● **SHORT TASK**
Quote all of the data that follows exactly as written, skipping the images.

● **DATASET EXCERPTS**
◆ ◆ ◆ ◆
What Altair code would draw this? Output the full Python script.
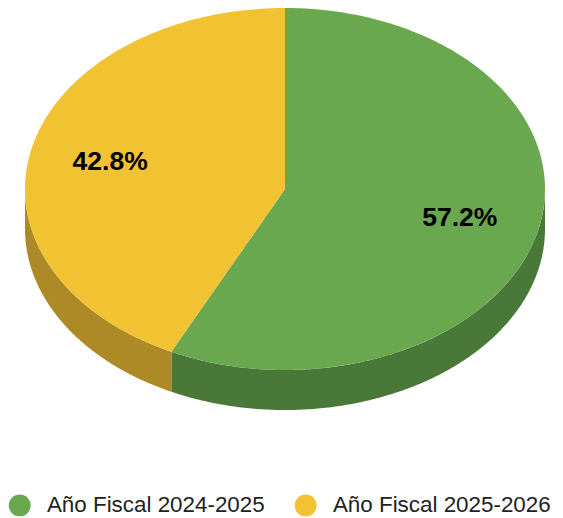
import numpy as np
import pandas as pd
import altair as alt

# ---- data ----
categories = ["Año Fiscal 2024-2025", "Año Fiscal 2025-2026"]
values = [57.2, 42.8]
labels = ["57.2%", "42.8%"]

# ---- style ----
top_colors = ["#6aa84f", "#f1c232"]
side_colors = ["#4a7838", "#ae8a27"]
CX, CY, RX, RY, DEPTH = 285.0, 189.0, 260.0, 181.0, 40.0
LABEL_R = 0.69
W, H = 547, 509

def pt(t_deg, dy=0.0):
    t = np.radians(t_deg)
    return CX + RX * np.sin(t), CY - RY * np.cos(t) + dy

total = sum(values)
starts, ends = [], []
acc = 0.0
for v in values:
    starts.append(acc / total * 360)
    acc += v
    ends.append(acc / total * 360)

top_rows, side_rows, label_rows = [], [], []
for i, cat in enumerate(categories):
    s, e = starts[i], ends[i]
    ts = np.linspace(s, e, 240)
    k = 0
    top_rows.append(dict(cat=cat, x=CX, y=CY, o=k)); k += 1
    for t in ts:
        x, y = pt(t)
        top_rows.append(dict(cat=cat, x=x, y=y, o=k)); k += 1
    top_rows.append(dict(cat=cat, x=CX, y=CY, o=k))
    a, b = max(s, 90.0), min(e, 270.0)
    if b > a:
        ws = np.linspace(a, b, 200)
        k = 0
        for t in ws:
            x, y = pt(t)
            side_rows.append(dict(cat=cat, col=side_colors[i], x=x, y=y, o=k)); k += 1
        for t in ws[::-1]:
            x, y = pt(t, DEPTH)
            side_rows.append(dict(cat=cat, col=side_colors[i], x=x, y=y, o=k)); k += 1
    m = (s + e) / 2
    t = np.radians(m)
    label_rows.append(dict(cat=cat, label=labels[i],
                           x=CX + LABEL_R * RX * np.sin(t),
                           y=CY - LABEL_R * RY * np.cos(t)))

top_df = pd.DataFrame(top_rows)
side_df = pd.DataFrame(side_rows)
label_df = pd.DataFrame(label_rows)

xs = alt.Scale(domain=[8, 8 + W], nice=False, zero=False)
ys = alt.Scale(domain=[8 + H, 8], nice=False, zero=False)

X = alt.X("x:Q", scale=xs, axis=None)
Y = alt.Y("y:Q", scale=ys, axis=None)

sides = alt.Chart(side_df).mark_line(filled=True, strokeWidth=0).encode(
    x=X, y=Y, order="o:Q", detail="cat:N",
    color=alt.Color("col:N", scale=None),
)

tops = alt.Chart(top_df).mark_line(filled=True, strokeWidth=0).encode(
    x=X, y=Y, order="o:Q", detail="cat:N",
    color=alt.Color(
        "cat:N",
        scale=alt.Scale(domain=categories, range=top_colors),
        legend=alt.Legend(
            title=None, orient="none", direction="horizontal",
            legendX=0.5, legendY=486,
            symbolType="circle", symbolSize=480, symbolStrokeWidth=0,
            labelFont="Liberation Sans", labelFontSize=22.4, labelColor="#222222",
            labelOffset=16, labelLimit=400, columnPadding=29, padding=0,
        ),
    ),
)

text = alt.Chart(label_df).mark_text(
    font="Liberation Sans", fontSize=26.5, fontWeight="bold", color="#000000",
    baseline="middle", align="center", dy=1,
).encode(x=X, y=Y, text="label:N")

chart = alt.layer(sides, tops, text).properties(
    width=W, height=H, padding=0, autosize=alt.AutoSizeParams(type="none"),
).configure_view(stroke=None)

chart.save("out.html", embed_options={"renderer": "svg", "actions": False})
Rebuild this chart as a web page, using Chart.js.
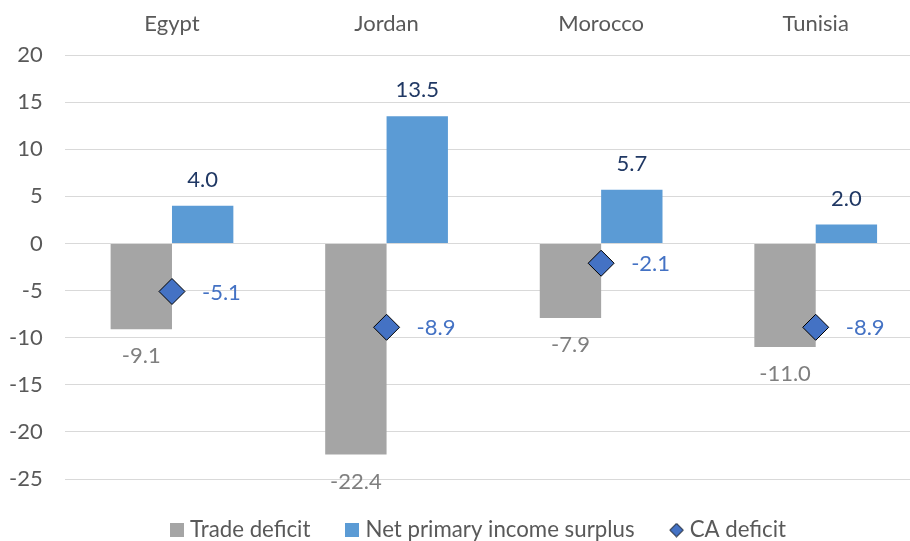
◆ ◆ ◆ ◆
● **RESULT FOR THIS EXERCISE**
What Altair code would draw this? Output the full Python script.
import numpy as np
import pandas as pd
import altair as alt

# ---- data ----
categories = ["Año Fiscal 2024-2025", "Año Fiscal 2025-2026"]
values = [57.2, 42.8]
labels = ["57.2%", "42.8%"]

# ---- style ----
top_colors = ["#6aa84f", "#f1c232"]
side_colors = ["#4a7838", "#ae8a27"]
CX, CY, RX, RY, DEPTH = 285.0, 189.0, 260.0, 181.0, 40.0
LABEL_R = 0.69
W, H = 547, 509

def pt(t_deg, dy=0.0):
    t = np.radians(t_deg)
    return CX + RX * np.sin(t), CY - RY * np.cos(t) + dy

total = sum(values)
starts, ends = [], []
acc = 0.0
for v in values:
    starts.append(acc / total * 360)
    acc += v
    ends.append(acc / total * 360)

top_rows, side_rows, label_rows = [], [], []
for i, cat in enumerate(categories):
    s, e = starts[i], ends[i]
    ts = np.linspace(s, e, 240)
    k = 0
    top_rows.append(dict(cat=cat, x=CX, y=CY, o=k)); k += 1
    for t in ts:
        x, y = pt(t)
        top_rows.append(dict(cat=cat, x=x, y=y, o=k)); k += 1
    top_rows.append(dict(cat=cat, x=CX, y=CY, o=k))
    a, b = max(s, 90.0), min(e, 270.0)
    if b > a:
        ws = np.linspace(a, b, 200)
        k = 0
        for t in ws:
            x, y = pt(t)
            side_rows.append(dict(cat=cat, col=side_colors[i], x=x, y=y, o=k)); k += 1
        for t in ws[::-1]:
            x, y = pt(t, DEPTH)
            side_rows.append(dict(cat=cat, col=side_colors[i], x=x, y=y, o=k)); k += 1
    m = (s + e) / 2
    t = np.radians(m)
    label_rows.append(dict(cat=cat, label=labels[i],
                           x=CX + LABEL_R * RX * np.sin(t),
                           y=CY - LABEL_R * RY * np.cos(t)))

top_df = pd.DataFrame(top_rows)
side_df = pd.DataFrame(side_rows)
label_df = pd.DataFrame(label_rows)

xs = alt.Scale(domain=[8, 8 + W], nice=False, zero=False)
ys = alt.Scale(domain=[8 + H, 8], nice=False, zero=False)

X = alt.X("x:Q", scale=xs, axis=None)
Y = alt.Y("y:Q", scale=ys, axis=None)

sides = alt.Chart(side_df).mark_line(filled=True, strokeWidth=0).encode(
    x=X, y=Y, order="o:Q", detail="cat:N",
    color=alt.Color("col:N", scale=None),
)

tops = alt.Chart(top_df).mark_line(filled=True, strokeWidth=0).encode(
    x=X, y=Y, order="o:Q", detail="cat:N",
    color=alt.Color(
        "cat:N",
        scale=alt.Scale(domain=categories, range=top_colors),
        legend=alt.Legend(
            title=None, orient="none", direction="horizontal",
            legendX=0.5, legendY=486,
            symbolType="circle", symbolSize=480, symbolStrokeWidth=0,
            labelFont="Liberation Sans", labelFontSize=22.4, labelColor="#222222",
            labelOffset=16, labelLimit=400, columnPadding=29, padding=0,
        ),
    ),
)

text = alt.Chart(label_df).mark_text(
    font="Liberation Sans", fontSize=26.5, fontWeight="bold", color="#000000",
    baseline="middle", align="center", dy=1,
).encode(x=X, y=Y, text="label:N")

chart = alt.layer(sides, tops, text).properties(
    width=W, height=H, padding=0, autosize=alt.AutoSizeParams(type="none"),
).configure_view(stroke=None)

chart.save("out.html", embed_options={"renderer": "svg", "actions": False})
Rebuild this chart as a web page, using Chart.js.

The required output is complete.